My thoughts are more how to get a cake you and/or the guests of honor like for the wedding. So my ideas, like HLA's, are also work-arounds.
Do you have a reliable cake you've made before that you could substitute for the one that is giving you these shrinking sides and dropped middles? And then apply to that cake the raspberry & lemon filling/buttercreams.
Or, yes, turn to Rose Levy Beranbaum Cake Bible. I've made half or more of the cakes in that book and the recipes are reliable, delicious, beautiful. Many are like a little black dress, which you can serve simply or dressed to the nines.
Last, in the back of this cookbook there's a terrific section on wedding cakes, with professional tips and sources for ingredients and tools. No, I've not made a wedding cake from the book.
Good luck with the cake and congratulations to all!

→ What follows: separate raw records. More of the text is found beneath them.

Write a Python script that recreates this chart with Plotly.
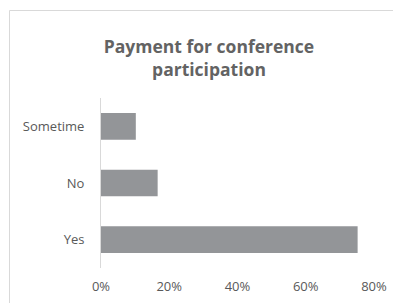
import plotly.graph_objects as go

categories = ["Yes", "No", "Sometime"]
values = [0.752, 0.166, 0.102]
tick_vals = [0, 0.2, 0.4, 0.6, 0.8]
tick_text = ["0%", "20%", "40%", "60%", "80%"]
title_text = "Payment for conference<br>participation"

# page body has an 8px margin, so the figure sits at (8, 8) in the window
OFF = 8
W, H = 401 - OFF, 303 - OFF
ml, mt = 101 - OFF, 98 - OFF
mr = W - (374 - OFF)
mb = H - (268 - OFF)
pw, ph = W - ml - mr, H - mt - mb

fig = go.Figure(go.Bar(
    y=categories, x=values, orientation="h",
    marker=dict(color="#939598", line=dict(width=0)),
    width=0.47,
))

txt = "#595959"
tick_font = dict(family="Open Sans, sans-serif", size=13, color=txt)
fig.update_layout(
    width=W, height=H,
    margin=dict(l=ml, r=mr, t=mt, b=mb, autoexpand=False),
    paper_bgcolor="white", plot_bgcolor="white",
    showlegend=False,
    font=dict(family="Open Sans, sans-serif", size=13, color=txt),
    title=dict(text=title_text, x=(209 - OFF) / W, xanchor="center", y=1 - (53 - OFF) / H,
               yanchor="middle",
               font=dict(size=17.5, color="#636363", family="Open Sans, sans-serif", weight="bold")),
    xaxis=dict(range=[0, 0.8], tickvals=tick_vals, ticktext=tick_text, showgrid=False,
               zeroline=False, showline=False, ticks="", ticklabelstandoff=9,
               tickfont=tick_font, automargin=False, fixedrange=True),
    yaxis=dict(showgrid=False, zeroline=False, showline=True, linecolor="#d9d9d9", linewidth=1,
               ticks="", ticklabelstandoff=13, tickfont=tick_font, automargin=False,
               categoryorder="array", categoryarray=categories),
)

# chart area border (left and top edges visible; right/bottom beyond the view)
x0 = (9.5 - OFF - ml) / pw
y1 = 1 + (mt - (10.5 - OFF)) / ph
x1 = (W + 20 - ml) / pw
y0 = -(mb + 20) / ph
fig.add_shape(type="rect", xref="paper", yref="paper", x0=x0, x1=x1, y0=y0, y1=y1,
              line=dict(color="#d9d9d9", width=1), fillcolor="rgba(0,0,0,0)", layer="below")

fig.write_html("out.html")
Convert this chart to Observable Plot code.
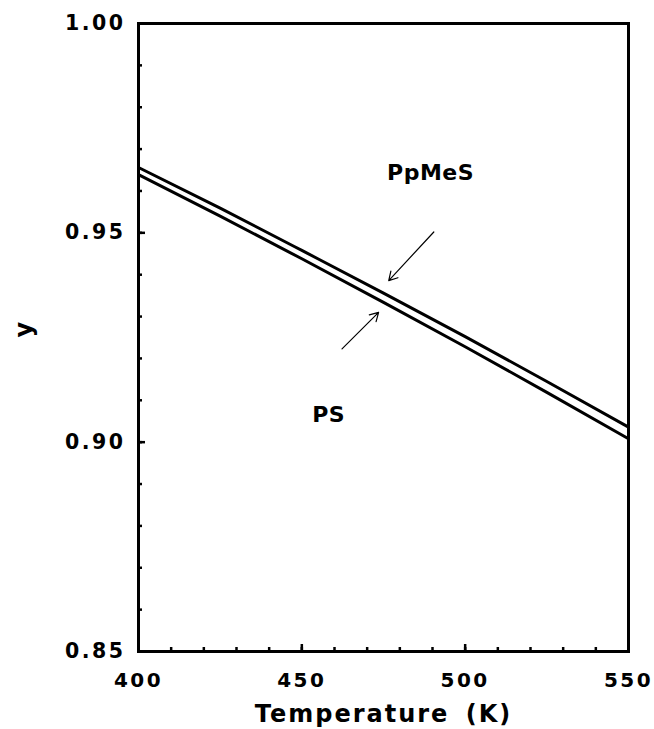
<!DOCTYPE html>
<html>
<head>
<meta charset="utf-8">
<script src="https://cdn.jsdelivr.net/npm/d3@7"></script>
<script src="https://cdn.jsdelivr.net/npm/@observablehq/plot@0.6"></script>
<style>
  html, body { margin: 0; padding: 0; background: #fff; }
  #chart svg { display: block; }
  #chart g[aria-label="x-axis tick label"] text,
  #chart g[aria-label="y-axis tick label"] text { letter-spacing: 2.5px; }
  #chart text[aria-label="axis title"] { letter-spacing: 2px; word-spacing: 6px; }
  #chart text[aria-label="curve label"] { letter-spacing: 0.5px; }
</style>
</head>
<body>
<div id="chart"></div>
<script>
// Temperature (K) at which each curve is sampled
const temperature = [400, 425, 450, 475, 500, 525, 550];
// y for poly(p-methylstyrene) and polystyrene
const yPpMeS = [0.9656, 0.9559, 0.9458, 0.9356, 0.9252, 0.9145, 0.9036];
const yPS    = [0.9639, 0.9540, 0.9438, 0.9334, 0.9228, 0.9119, 0.9008];

// Tick values
const xMajor = [400, 450, 500, 550];
const xMinor = d3.range(400, 551, 10);
const yMajor = [0.85, 0.90, 0.95, 1.00];
const yMinor = d3.range(85, 101, 1).map(v => v / 100);

// Curve labels and their pointer arrows
const labels = [
  {text: "PpMeS", x: 489.4, y: 0.9644},
  {text: "PS", x: 458.2, y: 0.9064}
];
const arrows = [
  {x1: 490.4, y1: 0.9502, x2: 476.6, y2: 0.9386},
  {x1: 462.3, y1: 0.9223, x2: 473.5, y2: 0.9310}
];

const rows = series => temperature.map((t, i) => ({t, y: series[i]}));
const font = "'DejaVu Sans', sans-serif";

const chart = Plot.plot({
  width: 654,
  height: 729,
  marginLeft: 138,
  marginRight: 26,
  marginTop: 23,
  marginBottom: 78,
  style: {fontFamily: font, background: "#fff", color: "#000"},
  x: {domain: [400, 550]},
  y: {domain: [0.85, 1.00]},
  marks: [
    // inward minor and major ticks
    Plot.axisX(xMinor, {tickSize: -4, text: null, label: null, strokeWidth: 2.5}),
    Plot.axisX(xMajor, {tickSize: -7, text: null, label: null, strokeWidth: 2.5}),
    Plot.axisY(yMinor, {tickSize: -4, text: null, label: null, strokeWidth: 2.5}),
    Plot.axisY(yMajor, {tickSize: -7, text: null, label: null, strokeWidth: 2.5}),
    // tick labels
    Plot.axisX(xMajor, {tickSize: 0, tickPadding: 21, label: null, fontSize: 20, fontWeight: "bold",
      tickFormat: d3.format("d")}),
    Plot.axisY(yMajor, {tickSize: 0, tickPadding: 13, label: null, fontSize: 20.5, fontWeight: "bold",
      tickFormat: d3.format(".2f")}),
    // axis titles
    Plot.text(["Temperature (K)"], {frameAnchor: "bottom", dy: 70, fontSize: 24, fontWeight: "bold",
      ariaLabel: () => "axis title"}),
    Plot.text(["y"], {frameAnchor: "left", dx: -114, rotate: -90, fontSize: 24, fontWeight: "bold"}),
    // curves
    Plot.line(rows(yPpMeS), {x: "t", y: "y", stroke: "#000", strokeWidth: 3, curve: "natural"}),
    Plot.line(rows(yPS), {x: "t", y: "y", stroke: "#000", strokeWidth: 3, curve: "natural"}),
    // annotations
    Plot.text(labels, {x: "x", y: "y", text: "text", fontSize: 22, fontWeight: "bold",
      ariaLabel: () => "curve label"}),
    Plot.arrow(arrows, {x1: "x1", y1: "y1", x2: "x2", y2: "y2", stroke: "#000", strokeWidth: 1.2, headLength: 12}),
    Plot.frame({stroke: "#000", strokeWidth: 3})
  ]
});

document.getElementById("chart").appendChild(chart);
</script>
</body>
</html>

You could try baking them with cake strips to help them stay level during baking. https://www.youtube.com/watch?v=aAtM2Gaf1Xg Whether this will prevent the sinking in the middle I can't say, but it would be worth a try.
If you can't get the cake recipe to work for you, then you could always use a different cake with the same filling and frosting. Maybe rather than making numerous attempts at this recipe you will be happier with a different, tried-and-true recipe. I've had great success with Rose Levy Beranbaum's cakes from the Cake Bible -- you could make her white butter cake and add lemon zest, or if you go with yellow butter or the golden almond cake. The other beauty w/ her book is the section dedicated to wedding cakes that helps you scale for the size pan you need. The book is definitely worth a gander if you are making a tiered cake.